The storm brought winds up to 55 mph to Hilton Head Island and the Beaufort area on Sept. 2 and caused widespread power outages, tree damage and at least three displaced households in the county after trees fell through homes.
But three weeks later, the county has still not fully recovered. Dangling branches and even some trees left on homes remain throughout the Hilton Head and Beaufort areas, tree removal experts say.
“It’s the worst I’ve seen in my 16 years working on the island,” said James Jones, of Jones Brothers’ Tree Surgeons on Hilton Head. “There was a consistent wind all day and that’s what brought a lot down.”
Jones said his company has been working removal jobs seven-days-a-week since the storm and is still booked for two months for removal services.
Leonard Mink of Leonard Mink Tree Service, agreed. His Hilton Head company has been working nonstop and is booked into November with all the damage.
The sandy soil on Hilton Head, along with the prevalence of trees on the island, contributed to the number of trees and branches that fell, Mink said.
“I’m still getting calls for trees that are laying on people’s houses,” Mink said Thursday. “Some trees fell on the back of vacation homes and aren’t being discovered until now.”
Northern Beaufort County is seeing the same backups for tree service.
Sea Island Tree Care in Beaufort is booked through December, said office manager Cindy Becker.

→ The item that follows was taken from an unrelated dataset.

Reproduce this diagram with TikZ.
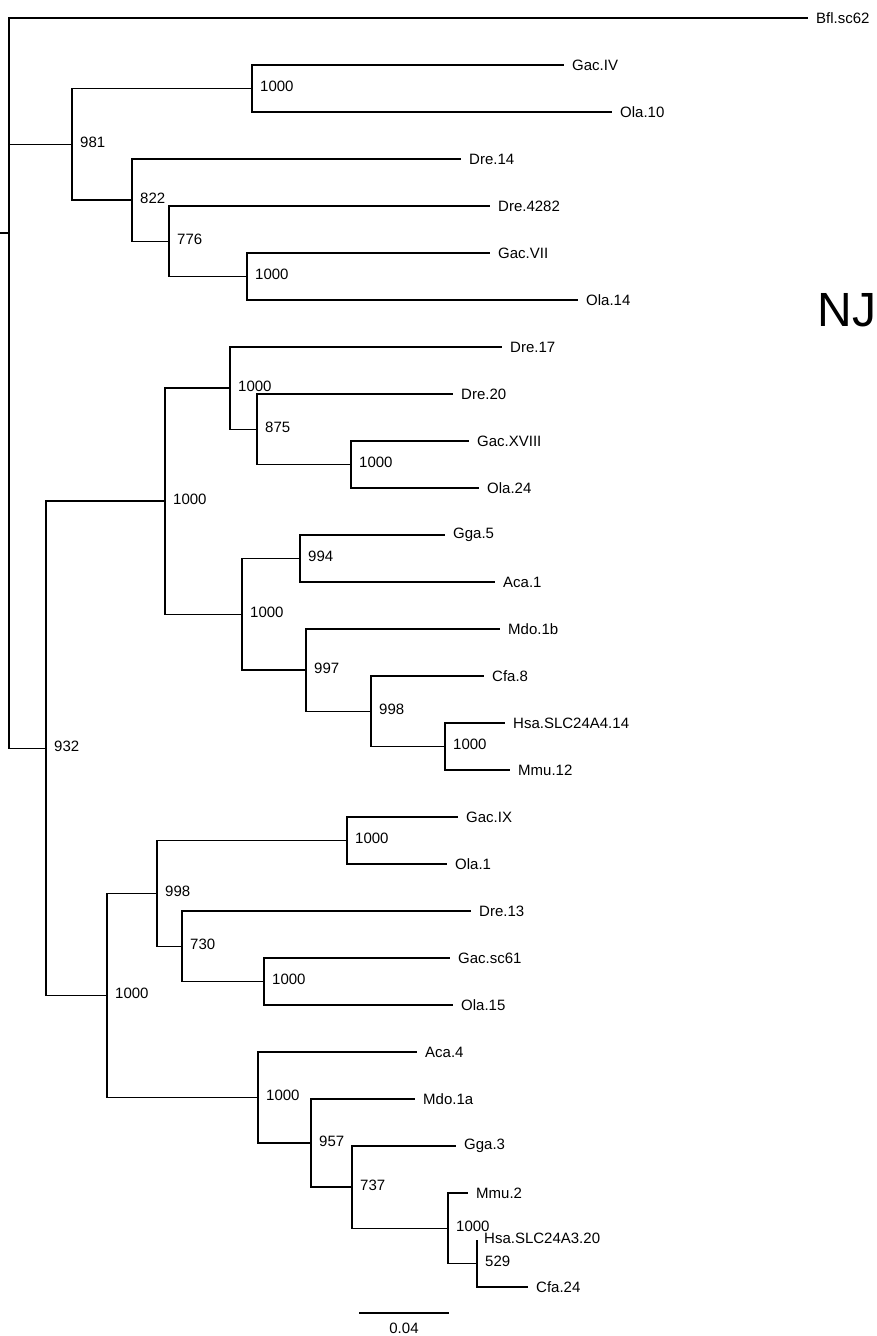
\documentclass[tikz,border=0pt]{standalone}
\usepackage{fontspec}
\setmainfont{Liberation Sans}
\begin{document}
\begin{tikzpicture}[x=1pt,y=-1pt,
  br/.style={line width=1.4pt},
  leaf/.style={anchor=west,inner sep=0pt,font=\fontsize{15}{18}\selectfont},
  boot/.style={anchor=west,inner sep=0pt,font=\fontsize{15}{18}\selectfont}]
\useasboundingbox (0,0) rectangle (876,1336);
% ---------- internal nodes ----------
\coordinate (stub) at (0,233);
\coordinate (root) at (9,233);
\coordinate (n981) at (72,144.3);
\coordinate (n1000a) at (252,88.5);
\coordinate (n822) at (132,200.1);
\coordinate (n776) at (169,241.25);
\coordinate (n1000b) at (247,276.5);
\coordinate (n932) at (46,748.2);
\coordinate (nA) at (165,501);
\coordinate (nB) at (230,388);
\coordinate (n875) at (257,429.25);
\coordinate (nC) at (351,464.5);
\coordinate (nD) at (242,614.25);
\coordinate (n994) at (300,558.5);
\coordinate (n997) at (306,670);
\coordinate (n998a) at (371,711.25);
\coordinate (nE) at (445,746.5);
\coordinate (nF) at (107,995.4);
\coordinate (n998b) at (157,893.4);
\coordinate (nG) at (347,840.5);
\coordinate (n730) at (182,946.25);
\coordinate (nH) at (264,981.5);
\coordinate (nI) at (258,1097.5);
\coordinate (n957) at (311,1143);
\coordinate (n737) at (352,1187);
\coordinate (nJ) at (448,1228.25);
\coordinate (n529) at (477,1263.5);
% ---------- tips ----------
\coordinate (tBfl) at (808,18);
\coordinate (tGacIV) at (564,65);
\coordinate (tOla10) at (612,112);
\coordinate (tDre14) at (461,159);
\coordinate (tDre4282) at (490,206);
\coordinate (tGacVII) at (490,253);
\coordinate (tOla14) at (578,300);
\coordinate (tDre17) at (502,347);
\coordinate (tDre20) at (453,394);
\coordinate (tGacXVIII) at (469,441);
\coordinate (tOla24) at (479,488);
\coordinate (tGga5) at (445,535);
\coordinate (tAca1) at (495,582);
\coordinate (tMdo1b) at (500,629);
\coordinate (tCfa8) at (484,676);
\coordinate (tHsa14) at (505,723);
\coordinate (tMmu12) at (510,770);
\coordinate (tGacIX) at (458,817);
\coordinate (tOla1) at (447,864);
\coordinate (tDre13) at (471,911);
\coordinate (tGacsc61) at (450,958);
\coordinate (tOla15) at (453,1005);
\coordinate (tAca4) at (417,1052);
\coordinate (tMdo1a) at (415,1099);
\coordinate (tGga3) at (456,1146);
\coordinate (tMmu2) at (468,1193);
\coordinate (tHsa20) at (477,1240);
\coordinate (tCfa24) at (528,1287);
% ---------- branches ----------
\draw[br] (stub) -- (root);
\draw[br] (root) |- (tBfl);
\draw[br] (root) |- (n981);
\draw[br] (root) |- (n932);
\draw[br] (n981) |- (n1000a);
\draw[br] (n981) |- (n822);
\draw[br] (n1000a) |- (tGacIV);
\draw[br] (n1000a) |- (tOla10);
\draw[br] (n822) |- (tDre14);
\draw[br] (n822) |- (n776);
\draw[br] (n776) |- (tDre4282);
\draw[br] (n776) |- (n1000b);
\draw[br] (n1000b) |- (tGacVII);
\draw[br] (n1000b) |- (tOla14);
\draw[br] (n932) |- (nA);
\draw[br] (n932) |- (nF);
\draw[br] (nA) |- (nB);
\draw[br] (nA) |- (nD);
\draw[br] (nB) |- (tDre17);
\draw[br] (nB) |- (n875);
\draw[br] (n875) |- (tDre20);
\draw[br] (n875) |- (nC);
\draw[br] (nC) |- (tGacXVIII);
\draw[br] (nC) |- (tOla24);
\draw[br] (nD) |- (n994);
\draw[br] (nD) |- (n997);
\draw[br] (n994) |- (tGga5);
\draw[br] (n994) |- (tAca1);
\draw[br] (n997) |- (tMdo1b);
\draw[br] (n997) |- (n998a);
\draw[br] (n998a) |- (tCfa8);
\draw[br] (n998a) |- (nE);
\draw[br] (nE) |- (tHsa14);
\draw[br] (nE) |- (tMmu12);
\draw[br] (nF) |- (n998b);
\draw[br] (nF) |- (nI);
\draw[br] (n998b) |- (nG);
\draw[br] (n998b) |- (n730);
\draw[br] (nG) |- (tGacIX);
\draw[br] (nG) |- (tOla1);
\draw[br] (n730) |- (tDre13);
\draw[br] (n730) |- (nH);
\draw[br] (nH) |- (tGacsc61);
\draw[br] (nH) |- (tOla15);
\draw[br] (nI) |- (tAca4);
\draw[br] (nI) |- (n957);
\draw[br] (n957) |- (tMdo1a);
\draw[br] (n957) |- (n737);
\draw[br] (n737) |- (tGga3);
\draw[br] (n737) |- (nJ);
\draw[br] (nJ) |- (tMmu2);
\draw[br] (nJ) |- (n529);
\draw[br] (n529) |- (tHsa20);
\draw[br] (n529) |- (tCfa24);
% ---------- leaf labels ----------
\node[leaf] (lBfl) at ([xshift=8pt]tBfl) {Bfl.sc62};
\node[leaf] (lGacIV) at ([xshift=8pt]tGacIV) {Gac.IV};
\node[leaf] (lOla10) at ([xshift=8pt]tOla10) {Ola.10};
\node[leaf] (lDre14) at ([xshift=8pt]tDre14) {Dre.14};
\node[leaf] (lDre4282) at ([xshift=8pt]tDre4282) {Dre.4282};
\node[leaf] (lGacVII) at ([xshift=8pt]tGacVII) {Gac.VII};
\node[leaf] (lOla14) at ([xshift=8pt]tOla14) {Ola.14};
\node[leaf] (lDre17) at ([xshift=8pt]tDre17) {Dre.17};
\node[leaf] (lDre20) at ([xshift=8pt]tDre20) {Dre.20};
\node[leaf] (lGacXVIII) at ([xshift=8pt]tGacXVIII) {Gac.XVIII};
\node[leaf] (lOla24) at ([xshift=8pt]tOla24) {Ola.24};
\node[leaf] (lGga5) at ([xshift=8pt]tGga5) {Gga.5};
\node[leaf] (lAca1) at ([xshift=8pt]tAca1) {Aca.1};
\node[leaf] (lMdo1b) at ([xshift=8pt]tMdo1b) {Mdo.1b};
\node[leaf] (lCfa8) at ([xshift=8pt]tCfa8) {Cfa.8};
\node[leaf] (lHsa14) at ([xshift=8pt]tHsa14) {Hsa.SLC24A4.14};
\node[leaf] (lMmu12) at ([xshift=8pt]tMmu12) {Mmu.12};
\node[leaf] (lGacIX) at ([xshift=8pt]tGacIX) {Gac.IX};
\node[leaf] (lOla1) at ([xshift=8pt]tOla1) {Ola.1};
\node[leaf] (lDre13) at ([xshift=8pt]tDre13) {Dre.13};
\node[leaf] (lGacsc61) at ([xshift=8pt]tGacsc61) {Gac.sc61};
\node[leaf] (lOla15) at ([xshift=8pt]tOla15) {Ola.15};
\node[leaf] (lAca4) at ([xshift=8pt]tAca4) {Aca.4};
\node[leaf] (lMdo1a) at ([xshift=8pt]tMdo1a) {Mdo.1a};
\node[leaf] (lGga3) at ([xshift=8pt]tGga3) {Gga.3};
\node[leaf] (lMmu2) at ([xshift=8pt]tMmu2) {Mmu.2};
\node[leaf] (lHsa20) at ([xshift=7pt,yshift=2pt]tHsa20) {Hsa.SLC24A3.20};
\node[leaf] (lCfa24) at ([xshift=8pt]tCfa24) {Cfa.24};
% ---------- bootstrap values ----------
\node[boot] (b981) at ([xshift=8pt,yshift=2pt]n981) {981};
\node[boot] (b1000a) at ([xshift=8pt,yshift=2pt]n1000a) {1000};
\node[boot] (b822) at ([xshift=8pt,yshift=2pt]n822) {822};
\node[boot] (b776) at ([xshift=8pt,yshift=2pt]n776) {776};
\node[boot] (b1000b) at ([xshift=8pt,yshift=2pt]n1000b) {1000};
\node[boot] (b932) at ([xshift=8pt,yshift=2pt]n932) {932};
\node[boot] (bA) at ([xshift=8pt,yshift=2pt]nA) {1000};
\node[boot] (bB) at ([xshift=8pt,yshift=2pt]nB) {1000};
\node[boot] (b875) at ([xshift=8pt,yshift=2pt]n875) {875};
\node[boot] (bC) at ([xshift=8pt,yshift=2pt]nC) {1000};
\node[boot] (bD) at ([xshift=8pt,yshift=2pt]nD) {1000};
\node[boot] (b994) at ([xshift=8pt,yshift=2pt]n994) {994};
\node[boot] (b997) at ([xshift=8pt,yshift=2pt]n997) {997};
\node[boot] (b998a) at ([xshift=8pt,yshift=2pt]n998a) {998};
\node[boot] (bE) at ([xshift=8pt,yshift=2pt]nE) {1000};
\node[boot] (bF) at ([xshift=8pt,yshift=2pt]nF) {1000};
\node[boot] (b998b) at ([xshift=8pt,yshift=2pt]n998b) {998};
\node[boot] (bG) at ([xshift=8pt,yshift=2pt]nG) {1000};
\node[boot] (b730) at ([xshift=8pt,yshift=2pt]n730) {730};
\node[boot] (bH) at ([xshift=8pt,yshift=2pt]nH) {1000};
\node[boot] (bI) at ([xshift=8pt,yshift=2pt]nI) {1000};
\node[boot] (b957) at ([xshift=8pt,yshift=2pt]n957) {957};
\node[boot] (b737) at ([xshift=8pt,yshift=2pt]n737) {737};
\node[boot] (bJ) at ([xshift=8pt,yshift=2pt]nJ) {1000};
\node[boot] (b529) at ([xshift=8pt,yshift=2pt]n529) {529};
% ---------- method label ----------
\node[inner sep=0pt,font=\fontsize{48}{56}\selectfont] (nj) at (847,310) {NJ};
% ---------- scale bar ----------
\coordinate (sbL) at (359,1313);
\coordinate (sbR) at (449,1313);
\draw[br] (sbL) -- (sbR);
\node[inner sep=0pt,font=\fontsize{15}{18}\selectfont] (sblab) at (404,1328) {0.04};
\end{tikzpicture}
\end{document}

Becker said that a string of other storms in August already filled the schedule for the company before Hermine brought more emergency calls that contributed to a backlog.
Southern Tree Services in Beaufort is booked into November, according to office manager Jessica Doray.

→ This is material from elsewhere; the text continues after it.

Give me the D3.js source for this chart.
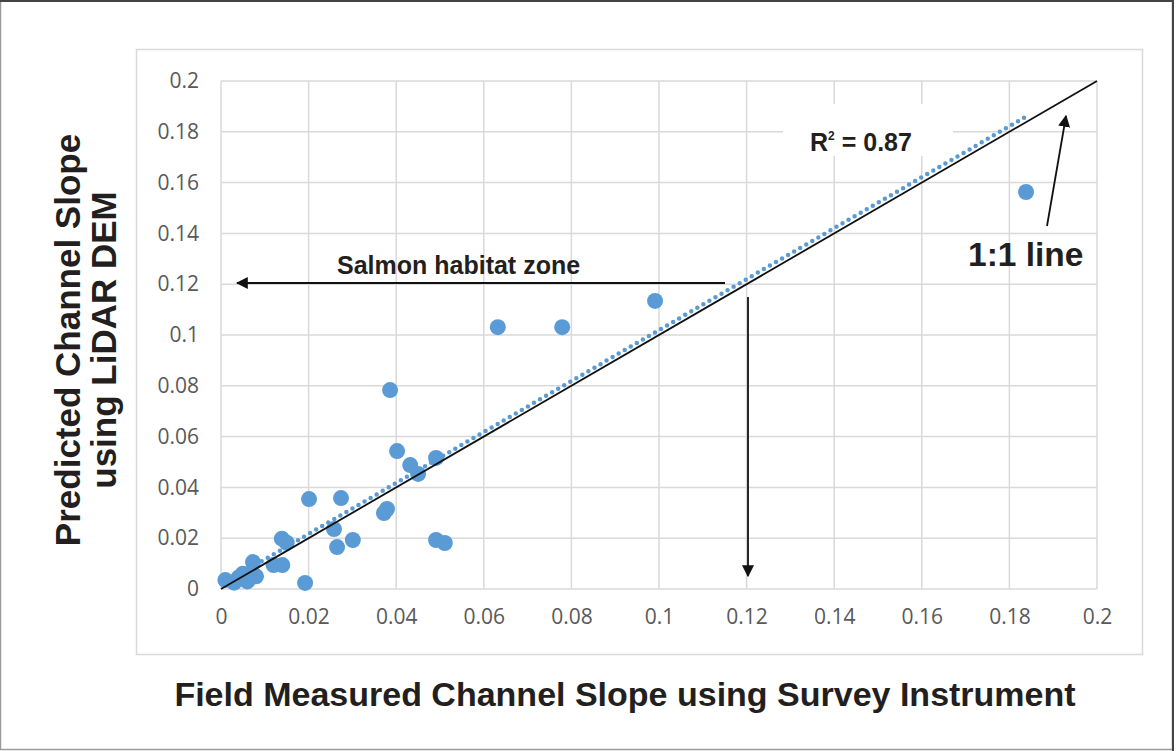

Some residents with damage that hasn’t been cleared are worried about the implications for their homeowners insurance and had safety concerns from the downed trees.
Some tenants at the 90 Dillon Apartments off Dillon Rd., for example, still have large trees laying on two buildings in the low-income complex.
One three-story tree that fell in the middle of the night Sept. 2 has been covered with a tarp and remained on the roof for three weeks. Another two-story tree was propped up with a wood plank.
Residents say they are concerned about the safety of the buildings, especially when it rains.
Property manager Steve Norman told The Island Packet that he planned to get the trees removed by Friday.
“I got quotes, but the companies were booked solid for three weeks,” Norman said.
Several tree companies said, however, that they will make priority for emergency removals when a structure or roadway is impacted.
For dangling branches that don’t pose an immediate risk, it is likely that property owners will have to wait weeks for tree service now, the companies say.
“If a branch is already down on the ground, not hanging, you will probably be better contacting a landscaping company than tree removal,” Mink said. “They can usually help for that kind of work.”
And the calls will keep coming, the companies say.
Many homeowners may not even realize there is damage on their property until late fall, when damaged branches become visible after the trees lose their leaves.
“I always expect a second wave,” Mink said. “This isn’t the end of it.”